There were a lot of empirical time series involved in these two datasets –

The M3 competition dataset consists of 3003 monthly, quarterly, and annual time series. The time series of the M3 competition have a variety of features. Some have a seasonal component, some possess a trend, and some are just fluctuating around some level. The length of the time series ranges between 14 and 126. We have considered time series with a range of lengths between T = 117 and T = 126. So, the number of considered time series turns out to be M = 339. For these time series, the competition required forecasts for the next H = 18 months, using the given historical data. The NN5 competition dataset comprises M = 111 time series representing roughly two years of daily cash withdrawals (T = 735 observations) at ATM machines at one of the various cities in the UK. For each time series, the  competition required to forecast the values of the next H = 56 days (8 weeks), using the given historical data.

This research, notice of which can be downloaded from Rob Hyndman’s site, builds on the methodology of Ben Taieb and Hyndman’s recent paper in the International Journal of Forecasting A gradient boosting approach to the Kaggle load forecasting competition. Ben Taieb and Hyndman’s submission came in 5th out of 105 participating teams in this Kaggle electric load forecasting competition, and used boosting algorithms.

Let me mention a third application of boosting to time series, this one from Germany. So we have Robinzonov, Tutz, and Hothorn’s Boosting Techniques for Nonlinear Time Series Models (Technical Report Number 075, 2010 Department of Statistics University of Munich) which focuses on several synthetic time series and predictions of German industrial production.

Again, boosted time series models comes out well in comparisons.


GLMBoost or GAMBoost are quite competitive at these three forecast horizons for German industrial production.

What is Boosting?

My presentation here is a little “black box” in exposition, because boosting is, indeed, mathematically intricate, although it can be explained fairly easily at a very general level.

Weak predictors and weak learners play an important role in bagging and boosting –techniques which are only now making their way into forecasting and business analytics, although the machine learning community has been discussing them for more than two decades.

Machine learning must be a fascinating field. For example, analysts can formulate really general problems –

In an early paper, Kearns and Valiant proposed the notion of a weak learning algorithm which need only achieve some error rate bounded away from 1/2 and posed the question of whether weak and strong learning are equivalent for efficient (polynomial time) learning algorithms.

So we get the “definition” of boosting in general terms:

Boosting algorithms are procedures that “boost” low-accuracy weak learning algorithms to achieve arbitrarily high accuracy.

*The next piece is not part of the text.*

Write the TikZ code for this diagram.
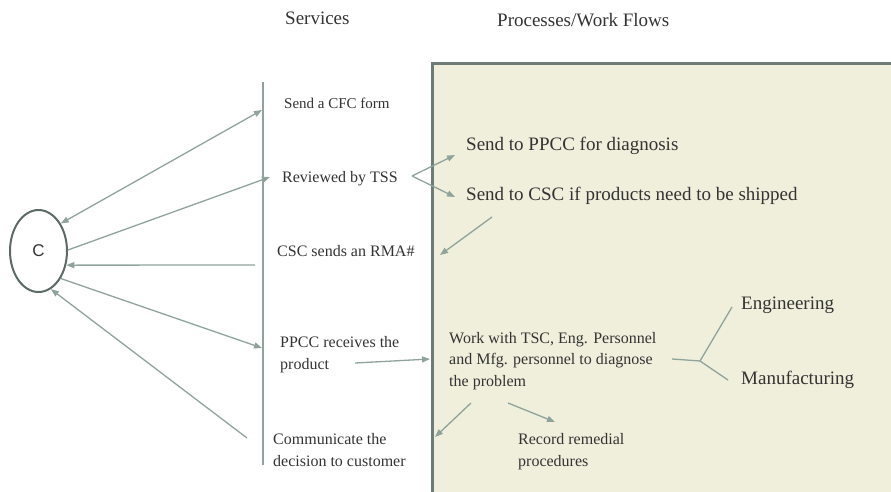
\documentclass[tikz,border=0pt]{standalone}
\usepackage{fontspec}
\setmainfont{Liberation Serif}
\newfontfamily\sansC{Liberation Sans}
\usetikzlibrary{arrows.meta,shapes.geometric}
\definecolor{flow}{HTML}{8FA39B}
\definecolor{panel}{HTML}{F0EFDC}
\definecolor{panelline}{HTML}{6E7C75}
\definecolor{ink}{HTML}{333333}
\definecolor{ring}{HTML}{5E6A64}
\begin{document}
\begin{tikzpicture}[x=1pt,y=-1pt,
  flowline/.style={draw=flow,line width=1.3pt},
  arr/.style={flowline,-{Triangle[length=8pt,width=6pt]}},
  darr/.style={flowline,{Triangle[length=8pt,width=6pt]}-{Triangle[length=8pt,width=6pt]}},
  lbl/.style={inner sep=0pt,anchor=base west,text=ink,font=\fontsize{16}{21.5}\selectfont,align=left},
  big/.style={lbl,font=\fontsize{19}{23}\selectfont}]

\useasboundingbox (0,0) rectangle (891,491);
\clip (0,0) rectangle (891,491);

% process panel
\fill[panel] (432,63) rectangle (905,505);
\draw[panelline,line width=3pt] (432,505) -- (432,63) -- (905,63);

% column headings
\node[big] (hsvc) at (285,24) {Services};
\node[big] (hproc) at (497,26) {Processes/Work Flows};

% customer
\node[ellipse,draw=ring,line width=2pt,minimum width=57pt,minimum height=82pt,inner sep=0pt,
      font=\sansC\fontsize{17}{17}\selectfont,text=ink] (c) at (38.5,251) {C};

% services timeline
\coordinate (tl-top) at (263,82);
\coordinate (tl-bot) at (263,465);
\draw[flowline] (tl-top) -- (tl-bot);

% services (multi-line labels are placed by the baseline of their last line)
\node[lbl,font=\fontsize{15}{20}\selectfont] (cfc) at (284,108) {Send a CFC form};
\node[lbl] (tss) at (282,182) {Reviewed by TSS};
\node[lbl] (rma) at (277,256) {CSC sends an RMA\#};
\node[lbl] (ppcc) at (280,369) {PPCC receives the\\product};
\node[lbl] (comm) at (273,466) {Communicate the\\decision to customer};

% processes
\node[big] (diag) at (466,150) {Send to PPCC for diagnosis};
\node[big] (ship) at (466,200) {Send to CSC if products need to be shipped};
\node[lbl] (work) at (449,386) {Work with TSC, Eng. Personnel\\and Mfg. personnel to diagnose\\the problem};
\node[big] (eng) at (741,309) {Engineering};
\node[big] (mfg) at (741,384) {Manufacturing};
\node[lbl] (rec) at (518,466) {Record remedial\\procedures};

% connector end points
\coordinate (cfc-in) at (262,110);
\coordinate (tss-in) at (270,177);
\coordinate (rma-out) at (255,265);
\coordinate (ppcc-in) at (262,348);
\coordinate (comm-out) at (247,438);
\coordinate (ppcc-out) at (355,363);
\coordinate (work-in) at (430,359);
\coordinate (tss-out) at (412,176);
\coordinate (diag-in) at (455,155);
\coordinate (ship-in) at (455,197);
\coordinate (ship-out) at (492,217);
\coordinate (rma-in) at (440,255);
\coordinate (work-r) at (672,359);
\coordinate (fork) at (700,361);
\coordinate (eng-in) at (732,307);
\coordinate (mfg-in) at (728,380);
\coordinate (work-dl) at (471,403);
\coordinate (comm-in) at (435,437);
\coordinate (work-dr) at (508,403);
\coordinate (rec-in) at (555,422);

% customer <-> services
\draw[darr] (c.51) -- (cfc-in);
\draw[arr] (c.2) -- (tss-in);
\draw[arr] (rma-out) -- (c.-27);
\draw[arr] (c.-51) -- (ppcc-in);
\draw[arr] (comm-out) -- (c.-72);

% services <-> processes
\draw[arr] (ppcc-out) -- (work-in);
\draw[arr] (tss-out) -- (diag-in);
\draw[arr] (tss-out) -- (ship-in);
\draw[arr] (ship-out) -- (rma-in);
\draw[flowline] (work-r) -- (fork) -- (eng-in);
\draw[flowline] (fork) -- (mfg-in);
\draw[arr] (work-dl) -- (comm-in);
\draw[arr] (work-dr) -- (rec-in);
\end{tikzpicture}
\end{document}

And a weak learner is a learning method that achieves only slightly better than chance correct classification of binary outcomes or labeling.

This sounds like the best thing since sliced bread.

But there’s more.

For example, boosting can be understood as a functional gradient descent algorithm.

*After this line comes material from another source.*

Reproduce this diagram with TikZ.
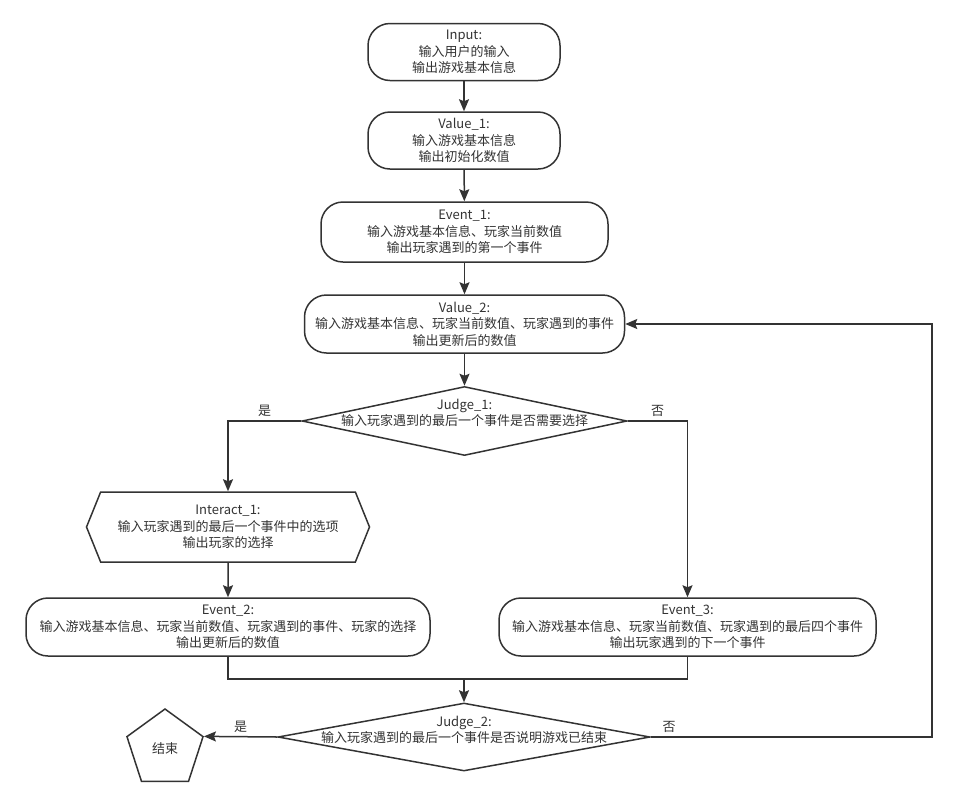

Now I need to mention that some of the most spectacular achievements in boosting come in classification. A key text is the recent book Boosting: Foundations and Algorithms (Adaptive Computation and Machine Learning series) by Robert E. Schapire and Yoav Freund. This is a very readable book focusing on AdaBoost, one of the early methods and its extensions. The book can be read on Kindle and is starts out –


So worth the twenty bucks or so for the download.

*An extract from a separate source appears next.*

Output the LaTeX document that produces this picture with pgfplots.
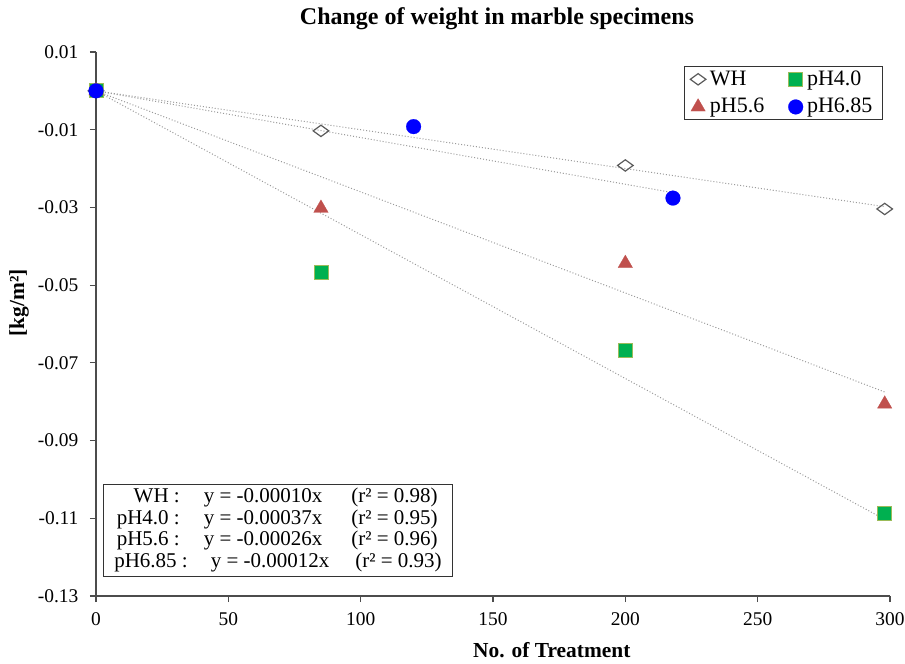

The papers discussed above vis a vis boosting time series apply p-splines in an effort to estimate nonlinear effects in time series. This is really unfamiliar to most of us in the conventional econometrics and forecasting communities, so we have to start conceptualizing stuff like “knots” and component-wise fitting algortihms.

Fortunately, there is a canned package for doing a lot of the grunt work in R, called mboost.

Bottom line, I really don’t think time series analysis will ever be the same.